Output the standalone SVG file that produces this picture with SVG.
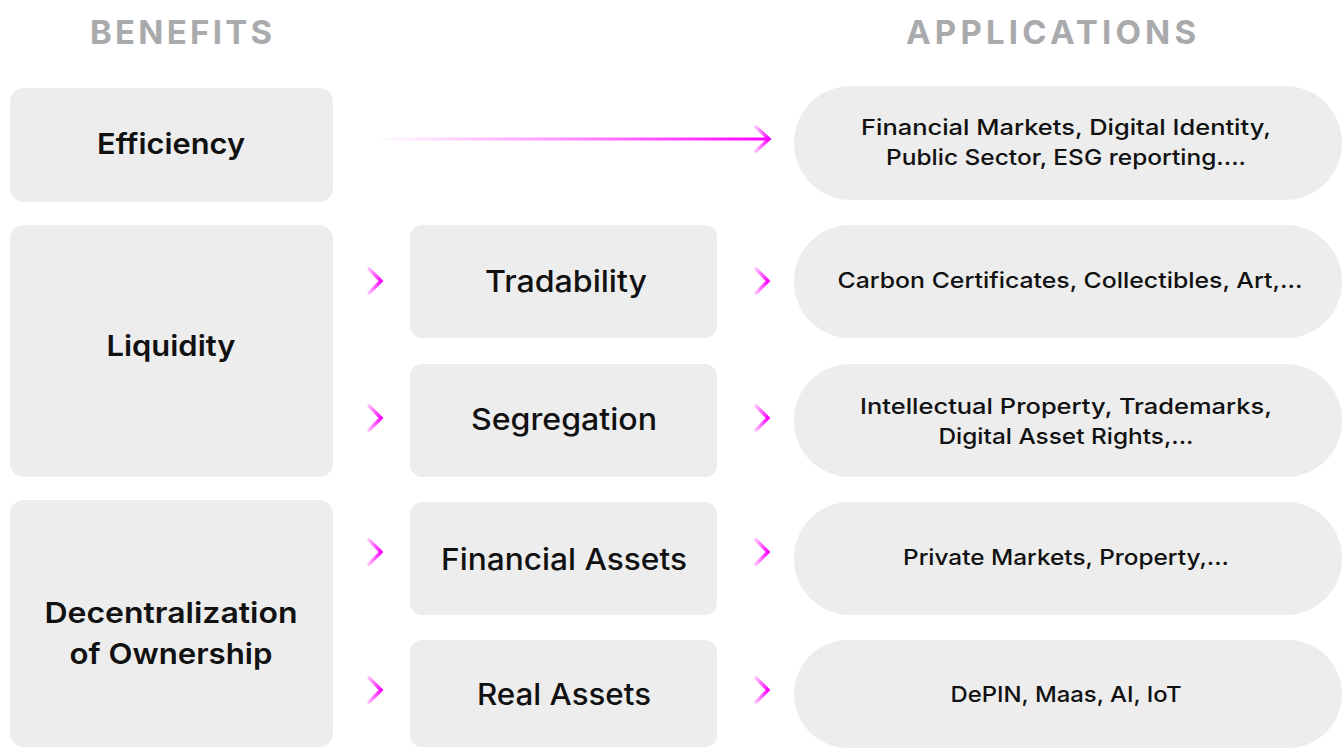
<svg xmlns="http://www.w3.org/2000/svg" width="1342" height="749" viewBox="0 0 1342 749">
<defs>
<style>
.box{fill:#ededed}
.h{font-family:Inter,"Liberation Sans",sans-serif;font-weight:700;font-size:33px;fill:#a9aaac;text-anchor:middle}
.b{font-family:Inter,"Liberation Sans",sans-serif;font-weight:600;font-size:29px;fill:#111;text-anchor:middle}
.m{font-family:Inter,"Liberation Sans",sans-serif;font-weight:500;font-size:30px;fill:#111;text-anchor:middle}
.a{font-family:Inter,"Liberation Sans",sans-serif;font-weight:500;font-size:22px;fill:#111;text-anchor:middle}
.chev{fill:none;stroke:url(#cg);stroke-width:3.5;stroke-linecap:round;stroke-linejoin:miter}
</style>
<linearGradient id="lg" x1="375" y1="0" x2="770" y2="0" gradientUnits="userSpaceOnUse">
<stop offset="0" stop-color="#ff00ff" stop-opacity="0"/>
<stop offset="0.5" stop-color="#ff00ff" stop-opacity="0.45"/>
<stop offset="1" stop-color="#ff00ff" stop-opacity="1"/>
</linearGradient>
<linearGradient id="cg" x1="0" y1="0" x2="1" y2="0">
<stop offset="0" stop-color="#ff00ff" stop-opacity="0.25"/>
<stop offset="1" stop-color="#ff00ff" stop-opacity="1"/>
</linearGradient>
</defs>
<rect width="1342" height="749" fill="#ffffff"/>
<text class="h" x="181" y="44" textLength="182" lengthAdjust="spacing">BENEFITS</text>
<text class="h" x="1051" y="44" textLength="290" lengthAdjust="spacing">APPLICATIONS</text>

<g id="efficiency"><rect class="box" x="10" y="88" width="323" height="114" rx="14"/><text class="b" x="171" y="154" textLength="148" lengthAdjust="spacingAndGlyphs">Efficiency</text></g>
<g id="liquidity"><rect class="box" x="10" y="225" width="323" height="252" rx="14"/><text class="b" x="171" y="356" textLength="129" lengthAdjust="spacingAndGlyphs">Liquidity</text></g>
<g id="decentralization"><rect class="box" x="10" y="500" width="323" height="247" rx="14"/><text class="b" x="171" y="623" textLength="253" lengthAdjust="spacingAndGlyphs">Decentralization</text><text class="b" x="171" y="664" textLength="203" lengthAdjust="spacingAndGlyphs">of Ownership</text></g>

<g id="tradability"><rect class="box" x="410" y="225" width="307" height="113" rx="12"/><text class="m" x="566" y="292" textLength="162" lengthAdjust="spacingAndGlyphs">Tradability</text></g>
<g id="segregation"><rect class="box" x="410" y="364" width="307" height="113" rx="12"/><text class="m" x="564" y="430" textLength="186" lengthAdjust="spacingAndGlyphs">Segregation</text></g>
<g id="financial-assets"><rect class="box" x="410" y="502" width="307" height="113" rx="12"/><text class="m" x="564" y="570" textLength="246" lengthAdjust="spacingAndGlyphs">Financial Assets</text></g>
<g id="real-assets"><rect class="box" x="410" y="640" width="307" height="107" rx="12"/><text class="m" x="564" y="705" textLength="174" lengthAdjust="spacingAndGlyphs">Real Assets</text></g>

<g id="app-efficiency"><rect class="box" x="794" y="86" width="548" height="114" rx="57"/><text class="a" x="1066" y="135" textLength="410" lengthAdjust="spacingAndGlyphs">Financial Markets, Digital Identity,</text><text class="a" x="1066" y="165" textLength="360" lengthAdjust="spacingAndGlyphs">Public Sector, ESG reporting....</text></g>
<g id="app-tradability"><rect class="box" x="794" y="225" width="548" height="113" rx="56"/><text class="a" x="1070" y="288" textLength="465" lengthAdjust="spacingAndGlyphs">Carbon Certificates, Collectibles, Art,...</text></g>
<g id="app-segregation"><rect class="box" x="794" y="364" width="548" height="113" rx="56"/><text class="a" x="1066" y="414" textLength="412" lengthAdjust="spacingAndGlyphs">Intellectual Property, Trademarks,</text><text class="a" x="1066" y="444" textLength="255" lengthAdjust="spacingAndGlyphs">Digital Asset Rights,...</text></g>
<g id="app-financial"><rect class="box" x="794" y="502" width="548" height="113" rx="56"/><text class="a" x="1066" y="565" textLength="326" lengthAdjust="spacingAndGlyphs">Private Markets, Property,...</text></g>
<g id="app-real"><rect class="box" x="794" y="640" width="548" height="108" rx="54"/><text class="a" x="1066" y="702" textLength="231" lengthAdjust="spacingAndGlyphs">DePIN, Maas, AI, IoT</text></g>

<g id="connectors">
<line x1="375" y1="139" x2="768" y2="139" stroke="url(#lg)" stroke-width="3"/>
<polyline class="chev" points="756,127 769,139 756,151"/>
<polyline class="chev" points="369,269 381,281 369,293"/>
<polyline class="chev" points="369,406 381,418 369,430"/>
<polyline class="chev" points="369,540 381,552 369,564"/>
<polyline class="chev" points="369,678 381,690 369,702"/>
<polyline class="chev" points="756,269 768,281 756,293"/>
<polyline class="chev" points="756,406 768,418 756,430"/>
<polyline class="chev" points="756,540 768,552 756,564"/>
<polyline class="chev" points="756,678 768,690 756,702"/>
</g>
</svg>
• • • • • • •
Without the pictures, print the whole listing exactly as given.

Output the standalone SVG file that produces this picture with SVG.
<svg xmlns="http://www.w3.org/2000/svg" width="1342" height="749" viewBox="0 0 1342 749">
<defs>
<style>
.box{fill:#ededed}
.h{font-family:Inter,"Liberation Sans",sans-serif;font-weight:700;font-size:33px;fill:#a9aaac;text-anchor:middle}
.b{font-family:Inter,"Liberation Sans",sans-serif;font-weight:600;font-size:29px;fill:#111;text-anchor:middle}
.m{font-family:Inter,"Liberation Sans",sans-serif;font-weight:500;font-size:30px;fill:#111;text-anchor:middle}
.a{font-family:Inter,"Liberation Sans",sans-serif;font-weight:500;font-size:22px;fill:#111;text-anchor:middle}
.chev{fill:none;stroke:url(#cg);stroke-width:3.5;stroke-linecap:round;stroke-linejoin:miter}
</style>
<linearGradient id="lg" x1="375" y1="0" x2="770" y2="0" gradientUnits="userSpaceOnUse">
<stop offset="0" stop-color="#ff00ff" stop-opacity="0"/>
<stop offset="0.5" stop-color="#ff00ff" stop-opacity="0.45"/>
<stop offset="1" stop-color="#ff00ff" stop-opacity="1"/>
</linearGradient>
<linearGradient id="cg" x1="0" y1="0" x2="1" y2="0">
<stop offset="0" stop-color="#ff00ff" stop-opacity="0.25"/>
<stop offset="1" stop-color="#ff00ff" stop-opacity="1"/>
</linearGradient>
</defs>
<rect width="1342" height="749" fill="#ffffff"/>
<text class="h" x="181" y="44" textLength="182" lengthAdjust="spacing">BENEFITS</text>
<text class="h" x="1051" y="44" textLength="290" lengthAdjust="spacing">APPLICATIONS</text>

<g id="efficiency"><rect class="box" x="10" y="88" width="323" height="114" rx="14"/><text class="b" x="171" y="154" textLength="148" lengthAdjust="spacingAndGlyphs">Efficiency</text></g>
<g id="liquidity"><rect class="box" x="10" y="225" width="323" height="252" rx="14"/><text class="b" x="171" y="356" textLength="129" lengthAdjust="spacingAndGlyphs">Liquidity</text></g>
<g id="decentralization"><rect class="box" x="10" y="500" width="323" height="247" rx="14"/><text class="b" x="171" y="623" textLength="253" lengthAdjust="spacingAndGlyphs">Decentralization</text><text class="b" x="171" y="664" textLength="203" lengthAdjust="spacingAndGlyphs">of Ownership</text></g>

<g id="tradability"><rect class="box" x="410" y="225" width="307" height="113" rx="12"/><text class="m" x="566" y="292" textLength="162" lengthAdjust="spacingAndGlyphs">Tradability</text></g>
<g id="segregation"><rect class="box" x="410" y="364" width="307" height="113" rx="12"/><text class="m" x="564" y="430" textLength="186" lengthAdjust="spacingAndGlyphs">Segregation</text></g>
<g id="financial-assets"><rect class="box" x="410" y="502" width="307" height="113" rx="12"/><text class="m" x="564" y="570" textLength="246" lengthAdjust="spacingAndGlyphs">Financial Assets</text></g>
<g id="real-assets"><rect class="box" x="410" y="640" width="307" height="107" rx="12"/><text class="m" x="564" y="705" textLength="174" lengthAdjust="spacingAndGlyphs">Real Assets</text></g>

<g id="app-efficiency"><rect class="box" x="794" y="86" width="548" height="114" rx="57"/><text class="a" x="1066" y="135" textLength="410" lengthAdjust="spacingAndGlyphs">Financial Markets, Digital Identity,</text><text class="a" x="1066" y="165" textLength="360" lengthAdjust="spacingAndGlyphs">Public Sector, ESG reporting....</text></g>
<g id="app-tradability"><rect class="box" x="794" y="225" width="548" height="113" rx="56"/><text class="a" x="1070" y="288" textLength="465" lengthAdjust="spacingAndGlyphs">Carbon Certificates, Collectibles, Art,...</text></g>
<g id="app-segregation"><rect class="box" x="794" y="364" width="548" height="113" rx="56"/><text class="a" x="1066" y="414" textLength="412" lengthAdjust="spacingAndGlyphs">Intellectual Property, Trademarks,</text><text class="a" x="1066" y="444" textLength="255" lengthAdjust="spacingAndGlyphs">Digital Asset Rights,...</text></g>
<g id="app-financial"><rect class="box" x="794" y="502" width="548" height="113" rx="56"/><text class="a" x="1066" y="565" textLength="326" lengthAdjust="spacingAndGlyphs">Private Markets, Property,...</text></g>
<g id="app-real"><rect class="box" x="794" y="640" width="548" height="108" rx="54"/><text class="a" x="1066" y="702" textLength="231" lengthAdjust="spacingAndGlyphs">DePIN, Maas, AI, IoT</text></g>

<g id="connectors">
<line x1="375" y1="139" x2="768" y2="139" stroke="url(#lg)" stroke-width="3"/>
<polyline class="chev" points="756,127 769,139 756,151"/>
<polyline class="chev" points="369,269 381,281 369,293"/>
<polyline class="chev" points="369,406 381,418 369,430"/>
<polyline class="chev" points="369,540 381,552 369,564"/>
<polyline class="chev" points="369,678 381,690 369,702"/>
<polyline class="chev" points="756,269 768,281 756,293"/>
<polyline class="chev" points="756,406 768,418 756,430"/>
<polyline class="chev" points="756,540 768,552 756,564"/>
<polyline class="chev" points="756,678 768,690 756,702"/>
</g>
</svg>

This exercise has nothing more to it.